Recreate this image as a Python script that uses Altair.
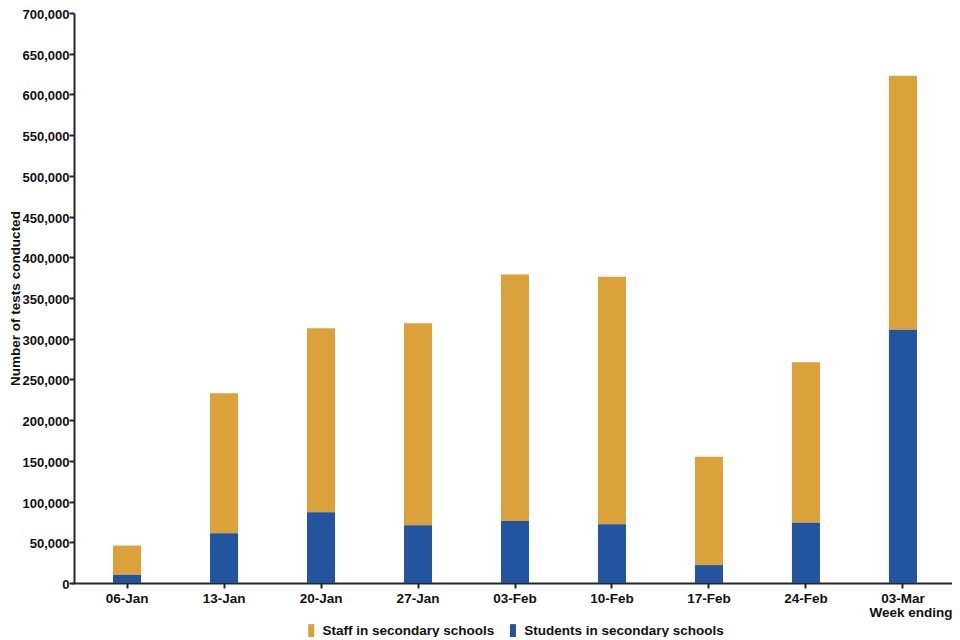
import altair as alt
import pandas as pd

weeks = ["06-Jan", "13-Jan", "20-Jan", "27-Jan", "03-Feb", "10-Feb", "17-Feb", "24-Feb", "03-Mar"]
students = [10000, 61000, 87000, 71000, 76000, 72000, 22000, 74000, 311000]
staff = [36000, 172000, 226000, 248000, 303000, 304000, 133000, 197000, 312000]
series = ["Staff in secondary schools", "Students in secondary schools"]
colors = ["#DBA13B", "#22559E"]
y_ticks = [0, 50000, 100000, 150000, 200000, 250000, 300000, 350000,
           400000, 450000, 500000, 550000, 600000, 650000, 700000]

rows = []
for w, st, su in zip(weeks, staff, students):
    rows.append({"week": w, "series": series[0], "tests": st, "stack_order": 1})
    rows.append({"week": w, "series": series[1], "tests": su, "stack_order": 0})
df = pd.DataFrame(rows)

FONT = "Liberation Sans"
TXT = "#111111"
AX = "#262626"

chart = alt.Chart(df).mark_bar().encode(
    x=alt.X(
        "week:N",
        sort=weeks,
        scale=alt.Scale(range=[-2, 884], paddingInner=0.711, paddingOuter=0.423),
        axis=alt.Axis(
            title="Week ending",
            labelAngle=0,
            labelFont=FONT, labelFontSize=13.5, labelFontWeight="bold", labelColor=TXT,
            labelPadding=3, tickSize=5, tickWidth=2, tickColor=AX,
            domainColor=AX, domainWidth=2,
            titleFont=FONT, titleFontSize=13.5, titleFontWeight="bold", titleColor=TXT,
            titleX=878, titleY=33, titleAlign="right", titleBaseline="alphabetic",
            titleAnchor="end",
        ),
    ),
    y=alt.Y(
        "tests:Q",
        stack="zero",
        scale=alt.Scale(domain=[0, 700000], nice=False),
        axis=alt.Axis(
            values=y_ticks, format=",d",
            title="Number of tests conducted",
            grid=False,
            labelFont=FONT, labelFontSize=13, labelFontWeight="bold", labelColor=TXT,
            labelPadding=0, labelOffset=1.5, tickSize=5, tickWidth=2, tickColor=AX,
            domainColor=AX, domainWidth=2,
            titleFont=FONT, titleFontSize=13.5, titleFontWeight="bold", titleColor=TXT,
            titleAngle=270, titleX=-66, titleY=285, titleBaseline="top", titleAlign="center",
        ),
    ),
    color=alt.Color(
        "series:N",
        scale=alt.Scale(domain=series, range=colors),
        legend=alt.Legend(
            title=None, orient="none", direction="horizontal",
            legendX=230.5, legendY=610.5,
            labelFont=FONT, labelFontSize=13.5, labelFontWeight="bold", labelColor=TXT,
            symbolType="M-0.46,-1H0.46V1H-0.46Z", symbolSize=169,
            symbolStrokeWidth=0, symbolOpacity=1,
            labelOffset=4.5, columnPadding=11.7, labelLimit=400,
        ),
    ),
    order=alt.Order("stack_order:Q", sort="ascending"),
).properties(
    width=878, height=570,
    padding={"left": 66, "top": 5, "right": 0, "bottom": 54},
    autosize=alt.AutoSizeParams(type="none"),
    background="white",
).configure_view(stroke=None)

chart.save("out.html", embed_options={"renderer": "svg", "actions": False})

---+---

◆ **Requirement**
Would you set down the listing exactly, omitting pictures?

◆ **Solution below**
Recreate this image as a Python script that uses Altair.
import altair as alt
import pandas as pd

weeks = ["06-Jan", "13-Jan", "20-Jan", "27-Jan", "03-Feb", "10-Feb", "17-Feb", "24-Feb", "03-Mar"]
students = [10000, 61000, 87000, 71000, 76000, 72000, 22000, 74000, 311000]
staff = [36000, 172000, 226000, 248000, 303000, 304000, 133000, 197000, 312000]
series = ["Staff in secondary schools", "Students in secondary schools"]
colors = ["#DBA13B", "#22559E"]
y_ticks = [0, 50000, 100000, 150000, 200000, 250000, 300000, 350000,
           400000, 450000, 500000, 550000, 600000, 650000, 700000]

rows = []
for w, st, su in zip(weeks, staff, students):
    rows.append({"week": w, "series": series[0], "tests": st, "stack_order": 1})
    rows.append({"week": w, "series": series[1], "tests": su, "stack_order": 0})
df = pd.DataFrame(rows)

FONT = "Liberation Sans"
TXT = "#111111"
AX = "#262626"

chart = alt.Chart(df).mark_bar().encode(
    x=alt.X(
        "week:N",
        sort=weeks,
        scale=alt.Scale(range=[-2, 884], paddingInner=0.711, paddingOuter=0.423),
        axis=alt.Axis(
            title="Week ending",
            labelAngle=0,
            labelFont=FONT, labelFontSize=13.5, labelFontWeight="bold", labelColor=TXT,
            labelPadding=3, tickSize=5, tickWidth=2, tickColor=AX,
            domainColor=AX, domainWidth=2,
            titleFont=FONT, titleFontSize=13.5, titleFontWeight="bold", titleColor=TXT,
            titleX=878, titleY=33, titleAlign="right", titleBaseline="alphabetic",
            titleAnchor="end",
        ),
    ),
    y=alt.Y(
        "tests:Q",
        stack="zero",
        scale=alt.Scale(domain=[0, 700000], nice=False),
        axis=alt.Axis(
            values=y_ticks, format=",d",
            title="Number of tests conducted",
            grid=False,
            labelFont=FONT, labelFontSize=13, labelFontWeight="bold", labelColor=TXT,
            labelPadding=0, labelOffset=1.5, tickSize=5, tickWidth=2, tickColor=AX,
            domainColor=AX, domainWidth=2,
            titleFont=FONT, titleFontSize=13.5, titleFontWeight="bold", titleColor=TXT,
            titleAngle=270, titleX=-66, titleY=285, titleBaseline="top", titleAlign="center",
        ),
    ),
    color=alt.Color(
        "series:N",
        scale=alt.Scale(domain=series, range=colors),
        legend=alt.Legend(
            title=None, orient="none", direction="horizontal",
            legendX=230.5, legendY=610.5,
            labelFont=FONT, labelFontSize=13.5, labelFontWeight="bold", labelColor=TXT,
            symbolType="M-0.46,-1H0.46V1H-0.46Z", symbolSize=169,
            symbolStrokeWidth=0, symbolOpacity=1,
            labelOffset=4.5, columnPadding=11.7, labelLimit=400,
        ),
    ),
    order=alt.Order("stack_order:Q", sort="ascending"),
).properties(
    width=878, height=570,
    padding={"left": 66, "top": 5, "right": 0, "bottom": 54},
    autosize=alt.AutoSizeParams(type="none"),
    background="white",
).configure_view(stroke=None)

chart.save("out.html", embed_options={"renderer": "svg", "actions": False})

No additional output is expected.